July 4, 2017
“It’s unequivocal now: We are taking money from the new employees and using it to pay off this liability for the old employees,” said Turner, a Gov. John Hickenlooper appointee. “And some might call that a Ponzi scheme.” – Denver Post, 6/27/17
The people in Denver who bother to read the news, especially the ones who are or will be dependent on the Colorado public employees pension fund (PERA), were greeted with a shock Tuesday. PERA is now admitting to be 42% underfunded, down from an alleged 38% underfunding last year. How on earth is it possible for the underfunding of a pension to increase during a period of time when the Dow, S&P 500, Nasdaq and fixed income markets are hitting or are near all-time highs?

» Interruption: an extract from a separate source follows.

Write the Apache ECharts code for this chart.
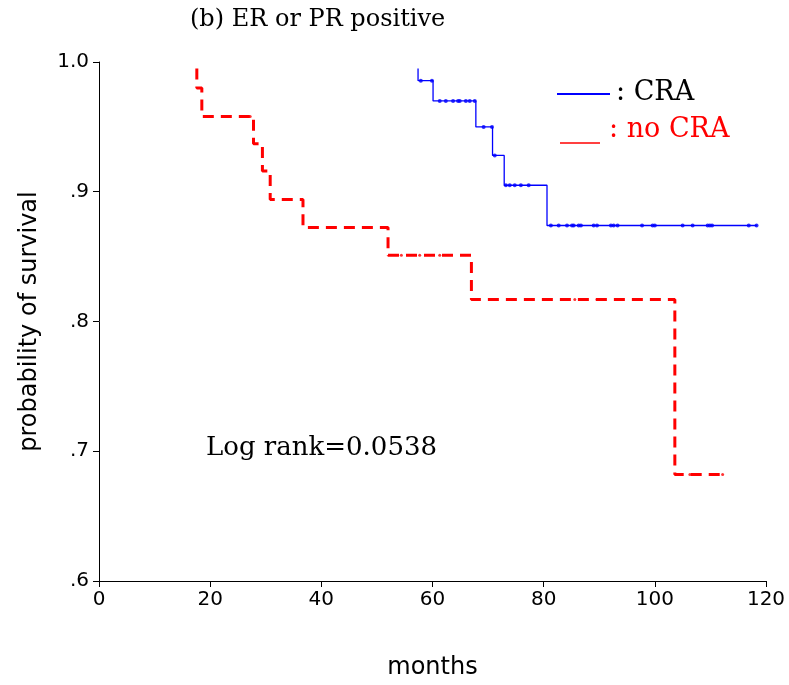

And what about the valuations of these funds using realistic mark to market prices for the illiquid assets, like private equity, commercial real estate and OTC derivatives? Harvard University is about to sell its private equity assets. My bet is that the value received will be covered up as much as possible. And we’ll never know where the fund was marked on its books. But judging of the failure vs. expectations of the SNAP and Blue Apron IPOs, private equity investments are likely over-marked on the books by at least 15-20%. A market to market here would devastate the stated funding levels of every pension fund.
It’s not just Illinois, which is de facto bankrupt, and the Connecticut State pension fund, which is also de facto insolvent. Nearly every State’s pension fund is severely underfunded, as well as most private funds.
That 42% underfunding for PERA, by the way, makes very generous actuarial assumptions about the assumed rate of return on assets vs. the assumed payouts. Those assumptions have been wrong for at least 20 years and will continue to be wrong. That’s why PERA’s – as well as most every other pension fund – has become more underfunded over the last year.
The quote at the top is from Lynn Turner, who was one of the few competent, if not respected, SEC commissioners in my lifetime. In my view, when politicians and public officials are willing to state the truth about a dire situation in public, it implies that the situation is on the precipice and they want to be disassociated with it – i.e the rats are jumping ship. Yesterday the Illinois State Senate minority leader resigned…
I would argue that the one of the primary reasons the Fed is working hard to keep the stock market propped up is because, if the Dow/SPX/Nasdaq were to fall 5-10% for an extended period of time – as in more than a month – the entire U.S. pension Ponzi scheme would blow up and decimate the financial system. It’s a literal black swan in full view.
This is explains the “V” rallies in the stock market when the market abruptly drops 1% on a given day – like Tuesday and Thursday this past week. The fact that the market reversed Wednesday’s overt Fed intervention on Thursday signals the possibility that the Fed is losing control.
Meanwhile, the paper price of gold has once again withstood a vicious overnight attack that began in London and continued when the Comex opened by holding up at the $1240 level and bouncing. This is the fourth time since the so-called Fed attack last week disguised by the fake news as the “fat finger” trade.